• [GOAL] Copy each line that has the string "this" somewhere in it.

• [DATA LINES]

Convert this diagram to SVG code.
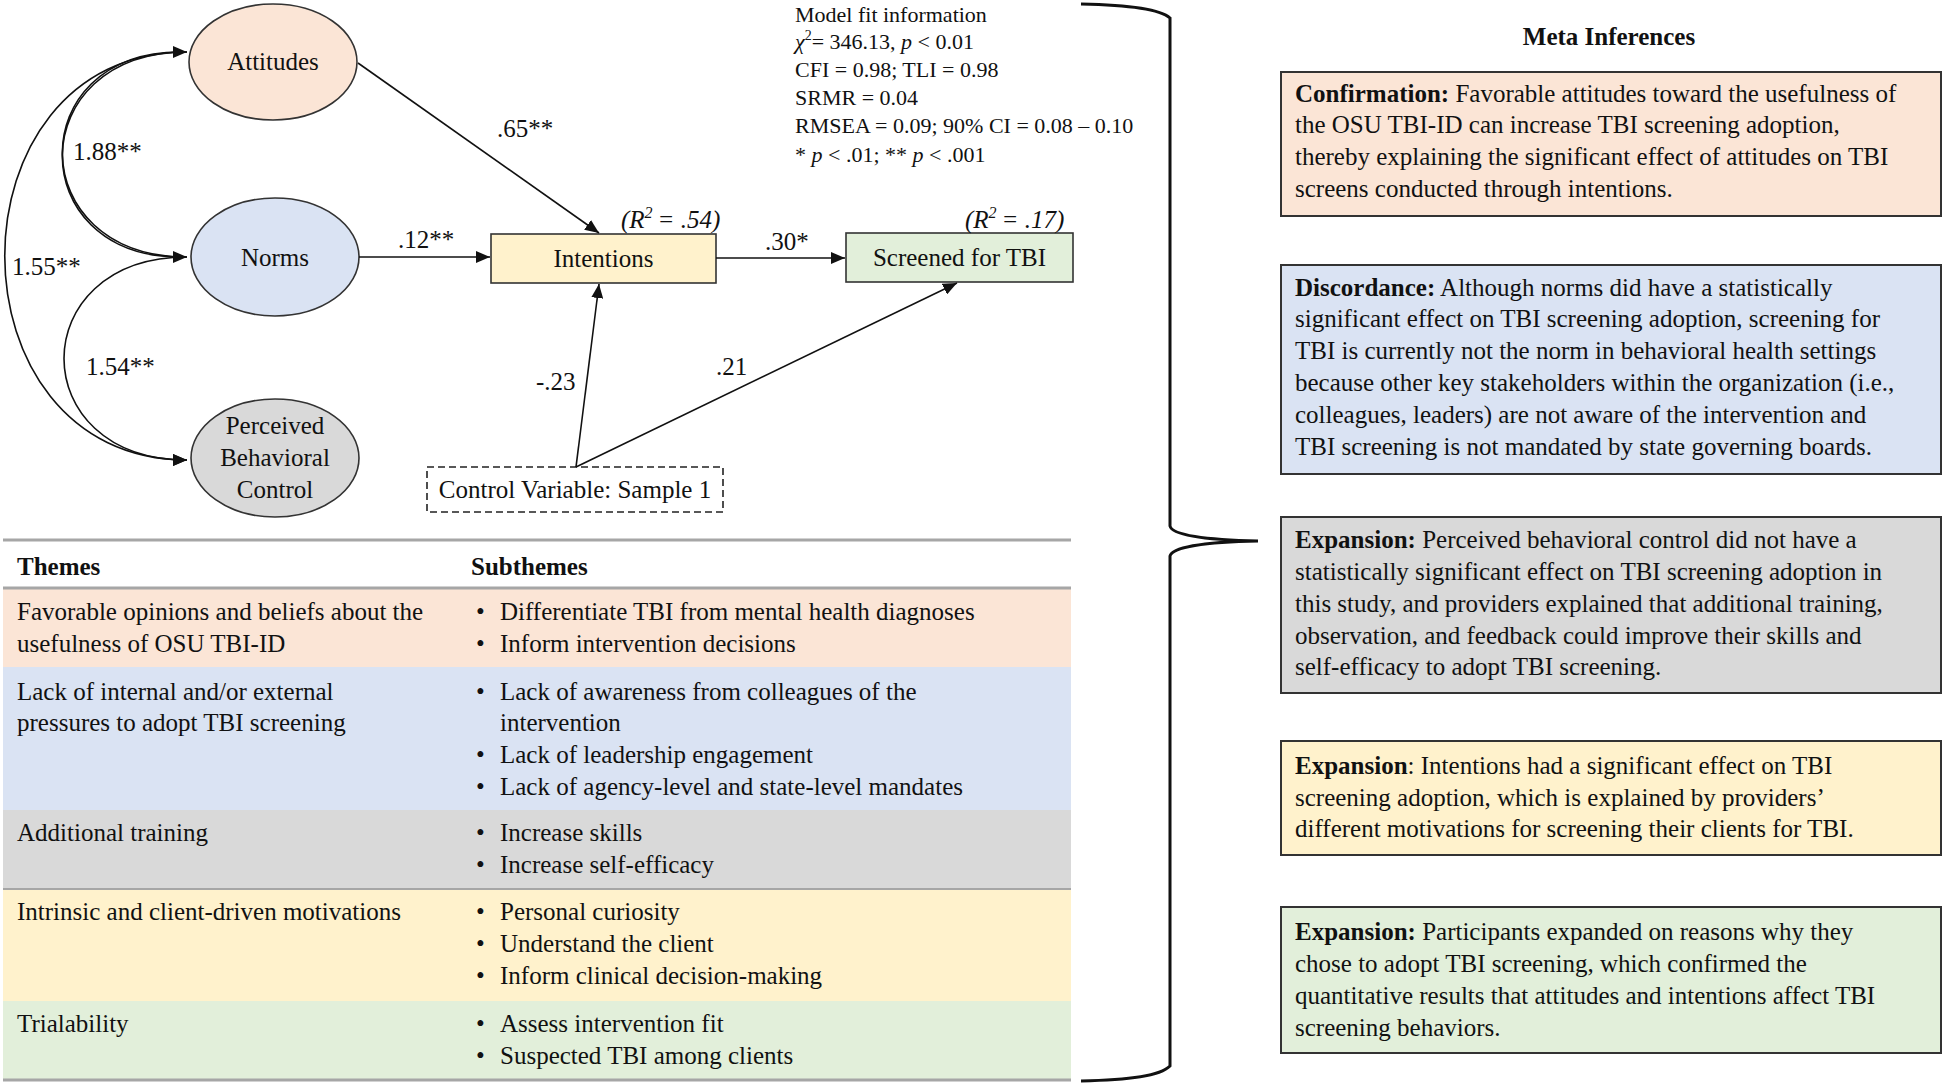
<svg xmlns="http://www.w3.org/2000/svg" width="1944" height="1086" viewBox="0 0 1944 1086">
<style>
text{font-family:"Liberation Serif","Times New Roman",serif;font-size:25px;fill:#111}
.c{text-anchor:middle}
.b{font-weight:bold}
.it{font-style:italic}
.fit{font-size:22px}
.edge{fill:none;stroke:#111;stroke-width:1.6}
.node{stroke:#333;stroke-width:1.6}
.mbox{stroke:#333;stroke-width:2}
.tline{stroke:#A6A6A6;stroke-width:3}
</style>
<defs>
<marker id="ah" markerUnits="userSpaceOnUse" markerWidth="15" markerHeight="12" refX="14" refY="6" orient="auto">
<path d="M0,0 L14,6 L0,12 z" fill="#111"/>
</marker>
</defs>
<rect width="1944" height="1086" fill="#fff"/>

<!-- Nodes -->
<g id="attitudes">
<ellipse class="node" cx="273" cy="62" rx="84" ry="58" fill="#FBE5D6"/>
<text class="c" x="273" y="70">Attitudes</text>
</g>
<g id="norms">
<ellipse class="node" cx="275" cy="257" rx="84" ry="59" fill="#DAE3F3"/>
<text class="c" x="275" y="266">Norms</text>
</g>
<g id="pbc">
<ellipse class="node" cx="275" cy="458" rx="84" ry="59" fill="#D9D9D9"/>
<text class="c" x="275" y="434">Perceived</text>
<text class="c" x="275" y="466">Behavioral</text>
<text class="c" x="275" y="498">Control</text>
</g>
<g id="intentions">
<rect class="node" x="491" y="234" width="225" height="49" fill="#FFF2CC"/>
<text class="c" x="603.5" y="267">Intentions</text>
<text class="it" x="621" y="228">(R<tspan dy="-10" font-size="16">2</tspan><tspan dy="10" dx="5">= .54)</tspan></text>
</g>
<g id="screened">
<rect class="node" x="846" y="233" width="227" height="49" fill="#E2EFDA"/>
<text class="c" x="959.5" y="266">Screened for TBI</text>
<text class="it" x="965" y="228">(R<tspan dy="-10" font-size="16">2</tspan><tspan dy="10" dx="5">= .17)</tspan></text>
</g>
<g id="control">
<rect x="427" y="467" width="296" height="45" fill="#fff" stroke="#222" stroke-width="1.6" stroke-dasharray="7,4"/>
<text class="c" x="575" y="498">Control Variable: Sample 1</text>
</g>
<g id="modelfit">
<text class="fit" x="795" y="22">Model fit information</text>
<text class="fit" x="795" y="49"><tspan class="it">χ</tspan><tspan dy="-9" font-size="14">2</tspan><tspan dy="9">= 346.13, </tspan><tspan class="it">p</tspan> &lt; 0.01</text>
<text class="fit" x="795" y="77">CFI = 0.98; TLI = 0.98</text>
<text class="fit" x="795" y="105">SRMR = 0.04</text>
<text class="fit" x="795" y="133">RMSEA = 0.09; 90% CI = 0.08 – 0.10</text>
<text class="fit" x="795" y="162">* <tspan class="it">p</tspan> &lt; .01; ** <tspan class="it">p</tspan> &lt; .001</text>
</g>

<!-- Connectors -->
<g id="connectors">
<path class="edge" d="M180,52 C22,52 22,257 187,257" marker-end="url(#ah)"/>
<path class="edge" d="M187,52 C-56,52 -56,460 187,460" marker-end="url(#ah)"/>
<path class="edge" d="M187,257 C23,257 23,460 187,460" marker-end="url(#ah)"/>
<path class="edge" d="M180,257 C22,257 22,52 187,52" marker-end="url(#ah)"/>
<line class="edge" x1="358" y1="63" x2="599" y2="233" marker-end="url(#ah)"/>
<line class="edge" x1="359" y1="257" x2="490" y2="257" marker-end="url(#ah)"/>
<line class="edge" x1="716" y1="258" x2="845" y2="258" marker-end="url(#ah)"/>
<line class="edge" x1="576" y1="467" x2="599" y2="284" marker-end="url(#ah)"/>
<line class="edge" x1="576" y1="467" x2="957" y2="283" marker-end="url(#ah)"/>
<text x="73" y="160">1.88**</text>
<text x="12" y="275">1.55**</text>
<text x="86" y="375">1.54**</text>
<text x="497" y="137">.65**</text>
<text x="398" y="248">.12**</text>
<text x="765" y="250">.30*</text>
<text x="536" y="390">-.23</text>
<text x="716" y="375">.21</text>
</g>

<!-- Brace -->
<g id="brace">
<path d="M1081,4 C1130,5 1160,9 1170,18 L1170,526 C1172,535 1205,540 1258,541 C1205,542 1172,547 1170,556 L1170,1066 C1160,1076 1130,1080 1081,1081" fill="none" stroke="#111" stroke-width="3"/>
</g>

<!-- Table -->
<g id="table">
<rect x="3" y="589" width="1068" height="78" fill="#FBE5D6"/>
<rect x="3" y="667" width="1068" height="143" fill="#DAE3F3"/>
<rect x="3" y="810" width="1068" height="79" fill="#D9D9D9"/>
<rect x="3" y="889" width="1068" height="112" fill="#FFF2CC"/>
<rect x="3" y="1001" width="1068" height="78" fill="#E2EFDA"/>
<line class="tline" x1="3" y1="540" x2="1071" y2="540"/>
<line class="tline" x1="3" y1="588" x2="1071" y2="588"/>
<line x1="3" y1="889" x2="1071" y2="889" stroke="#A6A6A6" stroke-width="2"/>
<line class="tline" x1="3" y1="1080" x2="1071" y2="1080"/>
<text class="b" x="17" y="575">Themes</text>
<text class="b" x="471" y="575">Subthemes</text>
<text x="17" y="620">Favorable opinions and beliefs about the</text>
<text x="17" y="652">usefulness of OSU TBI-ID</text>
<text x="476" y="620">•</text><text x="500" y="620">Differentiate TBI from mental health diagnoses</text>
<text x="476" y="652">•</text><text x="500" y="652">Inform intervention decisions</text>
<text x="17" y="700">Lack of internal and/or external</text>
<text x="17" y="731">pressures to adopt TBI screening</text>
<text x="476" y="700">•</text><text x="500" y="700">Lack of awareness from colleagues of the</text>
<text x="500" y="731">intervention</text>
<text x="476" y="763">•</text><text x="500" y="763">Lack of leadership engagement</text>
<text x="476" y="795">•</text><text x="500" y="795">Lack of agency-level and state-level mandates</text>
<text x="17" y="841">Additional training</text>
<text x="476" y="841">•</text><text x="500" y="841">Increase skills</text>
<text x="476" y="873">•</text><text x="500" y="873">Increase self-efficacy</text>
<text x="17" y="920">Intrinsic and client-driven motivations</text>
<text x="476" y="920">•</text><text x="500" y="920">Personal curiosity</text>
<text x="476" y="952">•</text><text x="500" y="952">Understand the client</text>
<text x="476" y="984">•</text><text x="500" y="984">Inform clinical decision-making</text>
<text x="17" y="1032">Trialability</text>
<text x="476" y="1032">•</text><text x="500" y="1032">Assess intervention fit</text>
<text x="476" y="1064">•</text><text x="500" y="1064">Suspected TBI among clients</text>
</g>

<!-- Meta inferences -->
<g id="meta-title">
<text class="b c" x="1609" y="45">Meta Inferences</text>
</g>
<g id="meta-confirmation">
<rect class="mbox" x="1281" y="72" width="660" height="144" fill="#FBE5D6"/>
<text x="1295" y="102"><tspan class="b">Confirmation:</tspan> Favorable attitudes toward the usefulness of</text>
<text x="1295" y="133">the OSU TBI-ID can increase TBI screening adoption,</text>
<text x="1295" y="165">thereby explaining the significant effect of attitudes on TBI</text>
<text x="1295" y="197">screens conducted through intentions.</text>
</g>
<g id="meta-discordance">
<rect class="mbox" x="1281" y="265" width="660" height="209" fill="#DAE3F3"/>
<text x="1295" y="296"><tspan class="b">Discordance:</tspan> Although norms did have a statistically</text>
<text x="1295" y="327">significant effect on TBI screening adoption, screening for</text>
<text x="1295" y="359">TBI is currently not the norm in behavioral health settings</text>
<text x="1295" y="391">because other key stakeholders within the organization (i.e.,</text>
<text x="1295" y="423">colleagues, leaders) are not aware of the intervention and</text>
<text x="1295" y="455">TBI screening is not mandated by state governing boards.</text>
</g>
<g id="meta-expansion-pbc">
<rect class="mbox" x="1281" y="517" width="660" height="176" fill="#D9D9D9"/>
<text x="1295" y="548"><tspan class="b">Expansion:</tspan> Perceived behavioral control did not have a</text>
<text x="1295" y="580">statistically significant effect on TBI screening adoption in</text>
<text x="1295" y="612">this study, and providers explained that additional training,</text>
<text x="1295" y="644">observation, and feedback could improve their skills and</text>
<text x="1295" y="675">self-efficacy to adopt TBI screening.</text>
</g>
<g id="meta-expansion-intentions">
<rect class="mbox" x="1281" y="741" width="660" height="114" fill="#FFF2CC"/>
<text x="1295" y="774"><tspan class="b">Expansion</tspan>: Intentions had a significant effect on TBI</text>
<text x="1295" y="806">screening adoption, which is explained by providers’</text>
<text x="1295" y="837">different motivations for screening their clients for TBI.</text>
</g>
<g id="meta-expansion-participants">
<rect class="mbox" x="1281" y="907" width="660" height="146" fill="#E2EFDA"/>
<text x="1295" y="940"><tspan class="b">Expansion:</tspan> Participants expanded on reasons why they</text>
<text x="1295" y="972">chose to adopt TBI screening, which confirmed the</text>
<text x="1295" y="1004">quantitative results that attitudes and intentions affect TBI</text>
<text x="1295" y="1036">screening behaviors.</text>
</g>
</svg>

• [OUTPUT OF THE EXERCISE]
Convert this diagram to SVG code.
<text x="1295" y="612">this study, and providers explained that additional training,</text>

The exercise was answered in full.